Task directions
Quote precisely the run of lines opening with the line containing "Write a component" and closing with the line containing "import * as d3 from 'd3';", and nothing else.

Data rows
start

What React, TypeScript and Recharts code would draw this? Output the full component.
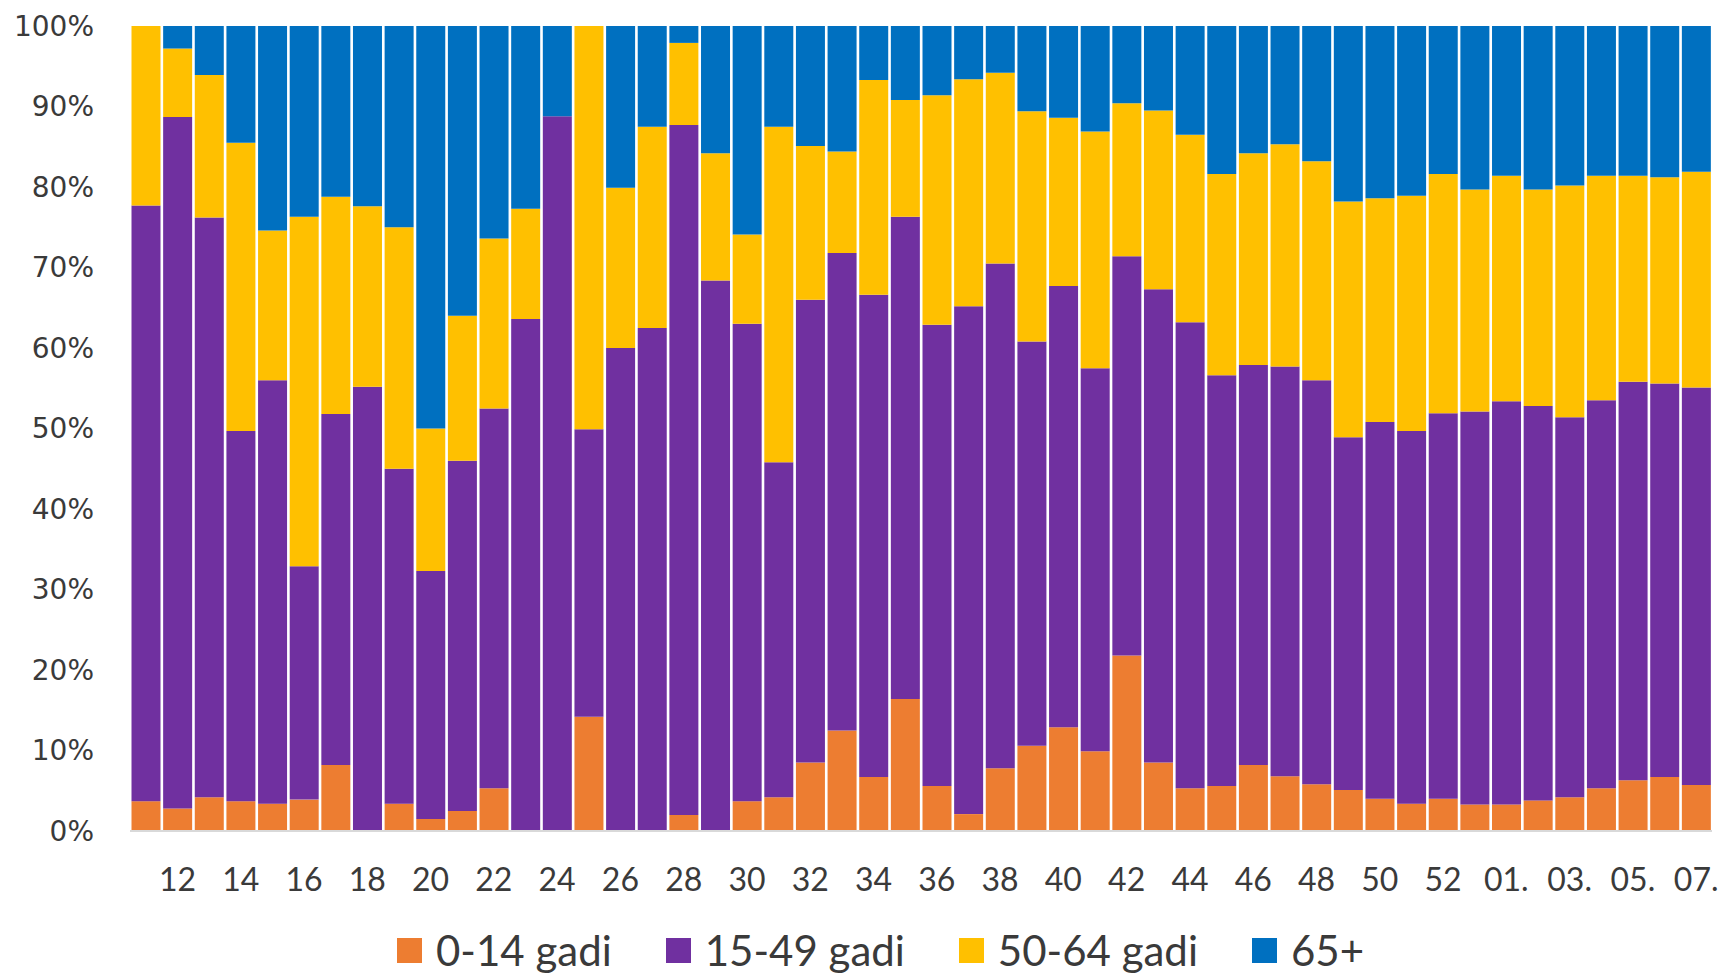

end
start

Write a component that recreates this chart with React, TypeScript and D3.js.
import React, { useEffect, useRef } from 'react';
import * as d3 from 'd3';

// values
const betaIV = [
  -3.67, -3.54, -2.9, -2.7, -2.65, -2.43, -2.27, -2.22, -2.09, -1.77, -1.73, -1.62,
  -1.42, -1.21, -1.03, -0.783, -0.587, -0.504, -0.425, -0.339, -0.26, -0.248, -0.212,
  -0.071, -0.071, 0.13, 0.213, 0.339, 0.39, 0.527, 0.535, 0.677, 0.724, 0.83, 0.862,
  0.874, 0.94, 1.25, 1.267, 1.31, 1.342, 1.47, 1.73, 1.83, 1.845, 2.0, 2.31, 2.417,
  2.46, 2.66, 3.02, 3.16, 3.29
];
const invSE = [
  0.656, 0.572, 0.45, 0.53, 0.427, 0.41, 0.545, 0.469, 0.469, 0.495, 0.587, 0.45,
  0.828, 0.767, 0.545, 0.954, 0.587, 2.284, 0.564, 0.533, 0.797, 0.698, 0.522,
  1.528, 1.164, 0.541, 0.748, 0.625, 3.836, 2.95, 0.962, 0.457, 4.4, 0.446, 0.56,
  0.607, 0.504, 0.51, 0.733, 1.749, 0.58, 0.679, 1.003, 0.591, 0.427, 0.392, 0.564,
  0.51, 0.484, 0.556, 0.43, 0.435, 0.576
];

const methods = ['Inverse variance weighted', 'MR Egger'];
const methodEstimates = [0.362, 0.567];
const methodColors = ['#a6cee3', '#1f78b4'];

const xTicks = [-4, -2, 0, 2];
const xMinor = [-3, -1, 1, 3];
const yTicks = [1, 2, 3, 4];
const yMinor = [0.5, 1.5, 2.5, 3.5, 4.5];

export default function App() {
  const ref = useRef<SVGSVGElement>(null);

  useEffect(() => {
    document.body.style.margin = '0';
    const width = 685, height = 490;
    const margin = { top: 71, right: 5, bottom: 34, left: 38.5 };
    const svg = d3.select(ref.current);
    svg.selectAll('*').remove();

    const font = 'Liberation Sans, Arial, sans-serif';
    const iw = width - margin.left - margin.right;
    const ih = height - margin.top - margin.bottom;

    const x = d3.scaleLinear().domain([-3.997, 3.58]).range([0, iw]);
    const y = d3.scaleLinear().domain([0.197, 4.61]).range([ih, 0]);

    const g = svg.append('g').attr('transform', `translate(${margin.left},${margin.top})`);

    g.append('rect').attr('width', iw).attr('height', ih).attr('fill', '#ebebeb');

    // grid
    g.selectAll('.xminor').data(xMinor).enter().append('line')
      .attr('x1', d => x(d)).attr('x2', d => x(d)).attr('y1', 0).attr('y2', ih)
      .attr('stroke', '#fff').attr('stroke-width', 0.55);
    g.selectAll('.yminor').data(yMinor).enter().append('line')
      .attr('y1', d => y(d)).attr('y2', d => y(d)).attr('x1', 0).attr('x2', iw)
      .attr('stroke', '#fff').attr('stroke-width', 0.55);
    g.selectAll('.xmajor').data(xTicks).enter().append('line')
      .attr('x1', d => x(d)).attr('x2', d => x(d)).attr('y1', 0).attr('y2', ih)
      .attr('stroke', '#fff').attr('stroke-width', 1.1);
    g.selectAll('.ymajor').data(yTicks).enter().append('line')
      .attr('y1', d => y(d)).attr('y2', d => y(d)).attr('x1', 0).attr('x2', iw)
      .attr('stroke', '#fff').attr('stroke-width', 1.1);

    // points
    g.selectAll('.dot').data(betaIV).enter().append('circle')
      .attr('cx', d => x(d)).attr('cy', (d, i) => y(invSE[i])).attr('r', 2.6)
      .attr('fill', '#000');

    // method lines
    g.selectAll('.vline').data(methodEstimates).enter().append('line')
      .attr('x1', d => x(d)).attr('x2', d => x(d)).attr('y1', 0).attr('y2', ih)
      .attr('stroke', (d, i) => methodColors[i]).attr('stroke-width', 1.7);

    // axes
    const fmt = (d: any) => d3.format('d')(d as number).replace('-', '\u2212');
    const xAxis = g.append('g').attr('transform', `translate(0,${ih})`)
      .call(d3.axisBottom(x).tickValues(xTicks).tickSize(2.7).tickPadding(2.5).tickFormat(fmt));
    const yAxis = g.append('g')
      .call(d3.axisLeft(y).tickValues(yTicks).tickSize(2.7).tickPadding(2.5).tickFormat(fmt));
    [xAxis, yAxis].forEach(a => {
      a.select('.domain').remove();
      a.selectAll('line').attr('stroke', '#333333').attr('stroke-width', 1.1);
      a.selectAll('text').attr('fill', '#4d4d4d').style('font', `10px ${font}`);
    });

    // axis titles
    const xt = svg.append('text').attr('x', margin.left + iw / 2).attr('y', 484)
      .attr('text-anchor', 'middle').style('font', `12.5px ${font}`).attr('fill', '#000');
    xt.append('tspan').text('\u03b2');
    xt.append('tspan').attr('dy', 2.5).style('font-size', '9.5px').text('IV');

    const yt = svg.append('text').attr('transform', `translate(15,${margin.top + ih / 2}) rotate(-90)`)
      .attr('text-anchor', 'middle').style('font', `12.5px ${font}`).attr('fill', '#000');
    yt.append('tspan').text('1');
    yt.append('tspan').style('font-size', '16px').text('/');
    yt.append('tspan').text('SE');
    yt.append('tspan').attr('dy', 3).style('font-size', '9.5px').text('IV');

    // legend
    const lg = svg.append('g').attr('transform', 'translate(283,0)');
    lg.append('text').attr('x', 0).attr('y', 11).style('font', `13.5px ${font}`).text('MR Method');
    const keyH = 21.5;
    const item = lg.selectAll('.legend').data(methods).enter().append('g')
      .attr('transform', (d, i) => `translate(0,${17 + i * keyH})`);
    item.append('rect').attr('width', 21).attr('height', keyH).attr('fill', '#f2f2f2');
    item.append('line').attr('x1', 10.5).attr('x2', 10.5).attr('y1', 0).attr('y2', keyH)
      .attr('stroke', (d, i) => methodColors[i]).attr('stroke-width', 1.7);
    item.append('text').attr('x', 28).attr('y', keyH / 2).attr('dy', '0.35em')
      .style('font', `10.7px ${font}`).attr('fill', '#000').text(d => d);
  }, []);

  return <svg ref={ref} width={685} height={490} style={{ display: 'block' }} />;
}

end

Result
Write a component that recreates this chart with React, TypeScript and D3.js.
import React, { useEffect, useRef } from 'react';
import * as d3 from 'd3';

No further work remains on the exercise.